Fix part of the balance: Consider converting a portion to a fixed-rate mortgage if available.
Maintain an emergency fund separate from HELOC access.
Shop rates periodically: Lenders adjust margins; switching or refinancing might save money.
Monitor the amortization timeline: Know when draw ends and repayment ramps up.
Red flags with lenders
Pressure to borrow more than you need.
Opaque fee structures or unclear conversion terms.
Promises of rate guarantees without documentation.
High penalties for early repayment or switching.
If unsure, consult a mortgage broker, financial advisor, or resources from the Financial Consumer Agency of Canada: FCAC HELOC guidance.
Where to get help and learn more
FCAC for consumer protection and HELOC basics: see their HELOC guide above.
CMHC for broader mortgage information and housing resources: CMHC mortgage and homebuying information.
Bank of Canada for interest rate trends that affect HELOCs: Bank of Canada interest rates.

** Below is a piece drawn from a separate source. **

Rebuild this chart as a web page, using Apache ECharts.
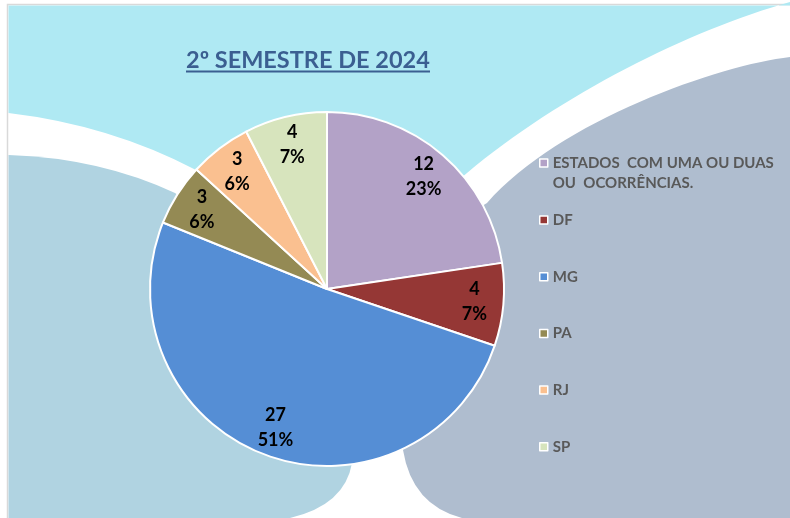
<!DOCTYPE html>
<html>
<head>
<meta charset="utf-8">
<script src="https://cdn.jsdelivr.net/npm/echarts@6/dist/echarts.min.js"></script>
<style>
  html, body { margin: 0; padding: 0; background: #fff; }
  #chart { width: 790px; height: 518px; }
</style>
</head>
<body>
<div id="chart"></div>
<script>
// dados do gráfico
const titulo = '2º SEMESTRE DE 2024';
const categorias = ['ESTADOS  COM UMA OU DUAS OU  OCORRÊNCIAS.', 'DF', 'MG', 'PA', 'RJ', 'SP'];
const ocorrencias = [12, 4, 27, 3, 3, 4];
const cores = ['#B3A2C7', '#953735', '#558ED5', '#948A54', '#FAC090', '#D7E4BD'];

(function () {
  // formas curvas do fundo
  echarts.graphic.registerShape('fundoCiano', echarts.graphic.extendPath(
    'M8.5,5.5 L790,5.5 L790,2 C690,30 560,95 467,173 L327,289 L196,170 Q110,125 8.5,113 Z', {}));
  echarts.graphic.registerShape('fundoEsquerda', echarts.graphic.extendPath(
    'M8.5,155 Q100,158 175,193 L327,300 L352,463 Q345,505 290,518 L8.5,518 Z', {}));
  echarts.graphic.registerShape('fundoDireita', echarts.graphic.extendPath(
    'M790,57 C720,65 560,120 487,203 L327,300 L403,450 Q412,505 462,518 L790,518 Z', {}));

  let myChart = echarts.init(document.getElementById('chart'));
  let fonte = 'Lato, "Open Sans", sans-serif';

  let dados = categorias.map(function (nome, i) {
    return { name: nome, value: ocorrencias[i] };
  });

  let centro = [327, 289];

  let option = {
    backgroundColor: '#fff',
    animation: false,
    color: cores,
    title: {
      text: titulo,
      left: 186,
      top: 48,
      padding: 0,
      textStyle: { fontFamily: fonte, fontSize: 23.5, fontWeight: 'bold', color: '#3B5F91' }
    },
    graphic: [
      {
        type: 'rect', z: -10, silent: true,
        shape: { x: 7.5, y: 4.5, width: 800, height: 530 },
        style: { fill: '#fff', stroke: '#d9d9d9', lineWidth: 1.5 }
      },
      { type: 'fundoCiano', z: -9, silent: true, style: { fill: '#AFE9F3' } },
      { type: 'fundoEsquerda', z: -9, silent: true, style: { fill: '#B0D3E1' } },
      { type: 'fundoDireita', z: -9, silent: true, style: { fill: '#AFBDCF' } },
      {
        type: 'line', z: 5, silent: true,
        shape: { x1: 186, y1: 71.5, x2: 430, y2: 71.5 },
        style: { stroke: '#3B5F91', lineWidth: 2 }
      }
    ],
    legend: [
      {
        orient: 'vertical',
        left: 539,
        top: 133,
        padding: 0,
        data: [categorias[0]],
        icon: 'rect',
        itemWidth: 8,
        itemHeight: 8,
        itemStyle: { borderColor: '#fff', borderWidth: 1.5 },
        formatter: function (nome) {
          return '\n' + nome.replace('DUAS ', 'DUAS\n');
        },
        textStyle: { fontFamily: fonte, fontSize: 15, fontWeight: 'bold', color: '#595959', lineHeight: 20 }
      },
      {
        orient: 'vertical',
        left: 539,
        top: 211.5,
        padding: 0,
        itemGap: 39.7,
        data: categorias.slice(1),
        icon: 'rect',
        itemWidth: 8,
        itemHeight: 8,
        itemStyle: { borderColor: '#fff', borderWidth: 1.5 },
        textStyle: { fontFamily: fonte, fontSize: 15, fontWeight: 'bold', color: '#595959', lineHeight: 17 }
      }
    ],
    series: [
      {
        name: 'Ocorrências',
        type: 'pie',
        center: centro,
        radius: [0, 177],
        startAngle: 90,
        clockwise: true,
        data: dados,
        itemStyle: { borderColor: '#fff', borderWidth: 2 },
        label: { show: false },
        labelLine: { show: false },
        emphasis: { scale: false }
      },
      {
        // anel transparente só para posicionar os rótulos
        name: 'Rótulos',
        type: 'pie',
        center: centro,
        radius: [113, 177],
        startAngle: 90,
        clockwise: true,
        silent: true,
        percentPrecision: 0,
        data: dados,
        itemStyle: { color: 'rgba(0,0,0,0)', borderWidth: 0 },
        label: {
          show: true,
          position: 'inside',
          formatter: '{c}\n{d}%',
          fontFamily: fonte,
          fontSize: 18,
          fontWeight: 'bold',
          color: '#000',
          lineHeight: 25
        },
        labelLayout: { hideOverlap: false },
        labelLine: { show: false }
      }
    ]
  };

  myChart.setOption(option);
  window.addEventListener('resize', function () {
    myChart.resize();
  });
})();
</script>
</body>
</html>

CRA for rules on interest deductibility: CRA guidance on borrowing interest.
Bottom line
A HELOC is a useful financial tool for many Canadian homeowners because of its flexibility and lower rates compared with unsecured credit. However, because it's secured by your home and typically tied to variable interest rates, it carries significant risks. Weigh the HELOC pros and cons carefully, compare alternatives, and get professional advice when needed.